### Exercise details
Look through the material below and give the number of lines holding "this", with no other words.

* BEGIN Records shown *

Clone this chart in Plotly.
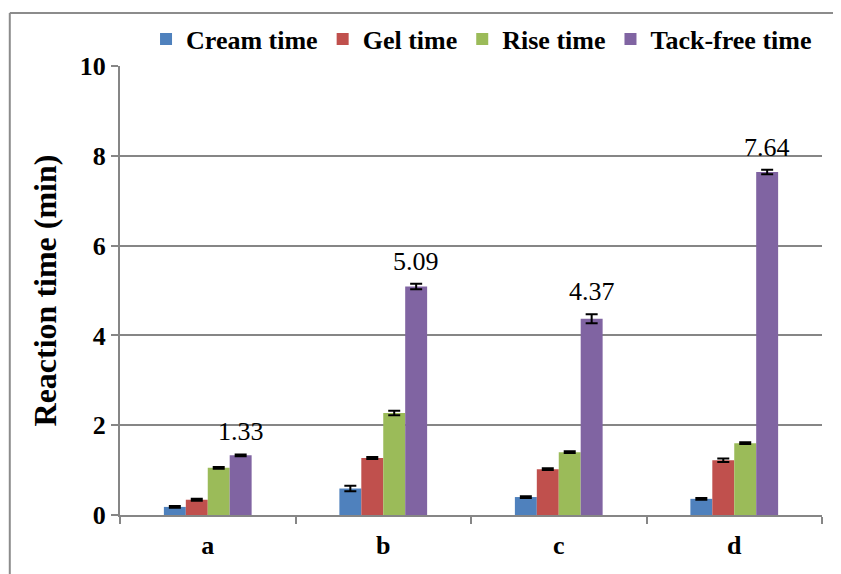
import plotly.graph_objects as go

categories = ["a", "b", "c", "d"]
series_names = ["Cream time", "Gel time", "Rise time", "Tack-free time"]
cream = [0.18, 0.59, 0.40, 0.36]
gel = [0.34, 1.27, 1.02, 1.22]
rise = [1.05, 2.27, 1.40, 1.60]
tack_free = [1.33, 5.09, 4.37, 7.64]
cream_err = [0.02, 0.06, 0.02, 0.02]
gel_err = [0.02, 0.02, 0.02, 0.04]
rise_err = [0.02, 0.05, 0.02, 0.02]
tack_err = [0.02, 0.06, 0.10, 0.05]
tack_labels = ["1.33", "5.09", "4.37", "7.64"]

colors = ["#4F81BD", "#C0504D", "#9BBB59", "#8064A2"]
values = [cream, gel, rise, tack_free]
errors = [cream_err, gel_err, rise_err, tack_err]

serif = "Liberation Serif"

fig = go.Figure()
for name, vals, errs, col in zip(series_names, values, errors, colors):
    fig.add_trace(go.Bar(
        x=categories, y=vals, name=name,
        marker=dict(color=col, line=dict(width=0)),
        error_y=dict(type="data", array=errs, visible=True, color="black",
                     thickness=2, width=6),
    ))

for cat, v, lab, e in zip(categories, tack_free, tack_labels, tack_err):
    fig.add_annotation(x=cat, y=v + e, text=lab, showarrow=False,
                       xref="x", yref="y", xshift=33, yshift=6, yanchor="bottom",
                       font=dict(family=serif, size=26, color="black"))

fig.update_layout(
    width=833, height=566,
    margin=dict(l=112, r=19, t=58, b=59, autoexpand=False),
    paper_bgcolor="white", plot_bgcolor="white",
    barmode="group", bargap=0.5, bargroupgap=0,
    legend=dict(orientation="h", x=0.515, xanchor="center",
                yref="container", y=0.945, yanchor="middle",
                font=dict(family=serif, size=26, color="black", weight="bold"),
                itemwidth=30, tracegroupgap=0, bgcolor="rgba(0,0,0,0)"),
    xaxis=dict(showline=True, linecolor="#868686", linewidth=2,
               ticks="outside", tickson="boundaries", ticklen=7, tickcolor="#868686", tickwidth=2,
               showgrid=False, ticklabelstandoff=6,
               tickfont=dict(family=serif, size=26, color="black", weight="bold")),
    yaxis=dict(range=[0, 10], dtick=2, showline=True, linecolor="#868686", linewidth=2,
               ticks="outside", ticklen=7, tickcolor="#868686", tickwidth=2,
               showgrid=True, gridcolor="#868686", gridwidth=1.5, zeroline=False,
               tickfont=dict(family=serif, size=26, color="black", weight="bold"),
               title=dict(text="Reaction time (min)", standoff=14,
                          font=dict(family=serif, size=32, color="black", weight="bold"))),
    showlegend=True,
)

# partial frame border (top and left)
fig.add_shape(type="line", xref="paper", yref="paper", x0=-0.157, x1=1.03, y0=1.118, y1=1.118,
              line=dict(color="#8c8c8c", width=2))
fig.add_shape(type="line", xref="paper", yref="paper", x0=-0.157, x1=-0.157, y0=1.118, y1=-0.14,
              line=dict(color="#8c8c8c", width=2))

fig.write_html("out.html")
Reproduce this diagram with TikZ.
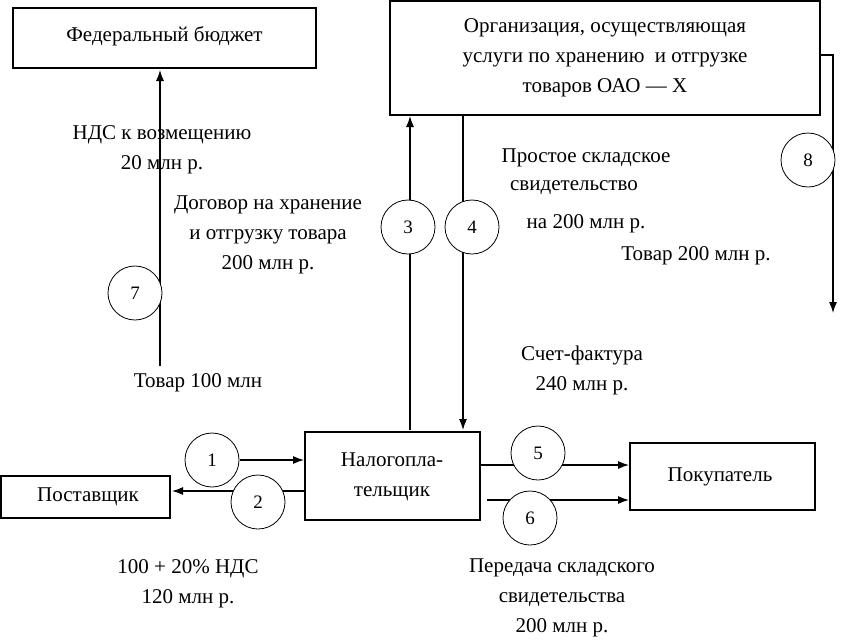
\documentclass[tikz,border=0pt]{standalone}
\usepackage{fontspec}
\setmainfont{Liberation Serif}
\usetikzlibrary{arrows.meta}
\begin{document}
\begin{tikzpicture}[x=1pt,y=-1pt,
  box/.style={draw,line width=1.6pt,inner sep=0pt},
  num/.style={draw,circle,fill=white,minimum size=54pt,inner sep=0pt,line width=0.8pt,font=\fontsize{19}{22}\selectfont},
  lbl/.style={align=center,font=\fontsize{21}{30}\selectfont,inner sep=0pt},
  arr/.style={line width=1.2pt,-{Latex[length=11pt,width=8pt]}},
  ln/.style={line width=1.2pt}]
\useasboundingbox (0,0) rectangle (846,643);
% boxes
\draw[box] (13,8) rectangle (316,68);
\node[lbl] (fb) at (164.5,36) {Федеральный бюджет};
\draw[box] (390,1) rectangle (820,115);
\node[lbl] (org) at (605,58) {Организация, осуществляющая\\услуги по хранению\ \ и отгрузке\\товаров ОАО — Х};
\draw[box] (305,432) rectangle (480,520);
\node[lbl] (np) at (392,477) {Налогопла-\\тельщик};
\draw[box] (1,476) rectangle (170,518);
\node[lbl] (post) at (88,497) {Поставщик};
\draw[box] (630,443) rectangle (815,510);
\node[lbl] (pok) at (720,477) {Покупатель};
% coordinates
\coordinate (a7s) at (160,366); \coordinate (a7e) at (160,70);
\coordinate (a3s) at (410,430); \coordinate (a3e) at (410,116);
\coordinate (a4s) at (463,116); \coordinate (a4e) at (463,430);
\coordinate (b1) at (820,55); \coordinate (b2) at (833,55); \coordinate (b3) at (833,313);
\coordinate (a1s) at (240,460); \coordinate (a1e) at (304,460);
\coordinate (a2s) at (304,491); \coordinate (a2e) at (172,491);
\coordinate (a5s) at (481,465); \coordinate (a5e) at (629,465);
\coordinate (a6s) at (487,500); \coordinate (a6e) at (629,500);
% connectors
\draw[arr] (a7s) -- (a7e);
\draw[arr] (a3s) -- (a3e);
\draw[arr] (a4s) -- (a4e);
\draw[arr] (b1) -- (b2) -- (b3);
\draw[arr] (a1s) -- (a1e);
\draw[arr] (a2s) -- (a2e);
\draw[arr] (a5s) -- (a5e);
\draw[arr] (a6s) -- (a6e);
% circles
\node[num] (c7) at (135,293) {7};
\node[num] (c3) at (408,227) {3};
\node[num] (c4) at (472,227) {4};
\node[num] (c8) at (808,160) {8};
\node[num] (c1) at (212,460) {1};
\node[num] (c2) at (258,502) {2};
\node[num] (c5) at (538,453) {5};
\node[num] (c6) at (530,518) {6};
% labels
\node[lbl] (t1) at (162,150) {НДС к возмещению\\20 млн р.};
\node[lbl] (t2) at (268,235) {Договор на хранение\\и отгрузку товара\\200 млн р.};
\node[lbl] (t3) at (198,383) {Товар 100 млн};
\node[lbl] (t4) at (586,158) {Простое складское};
\node[lbl] (t5) at (574,188) {свидетельство};
\node[lbl] (t6) at (586,224) {на 200 млн р.};
\node[lbl] (t7) at (696,256) {Товар 200 млн р.};
\node[lbl] (t8) at (582,370) {Счет-фактура\\240 млн р.};
\node[lbl] (t9) at (188,584) {100 + 20\% НДС\\120 млн р.};
\node[lbl] (t10) at (562,598) {Передача складского\\свидетельства\\200 млн р.};
\end{tikzpicture}
\end{document}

* END Records shown *

### Problem solution
2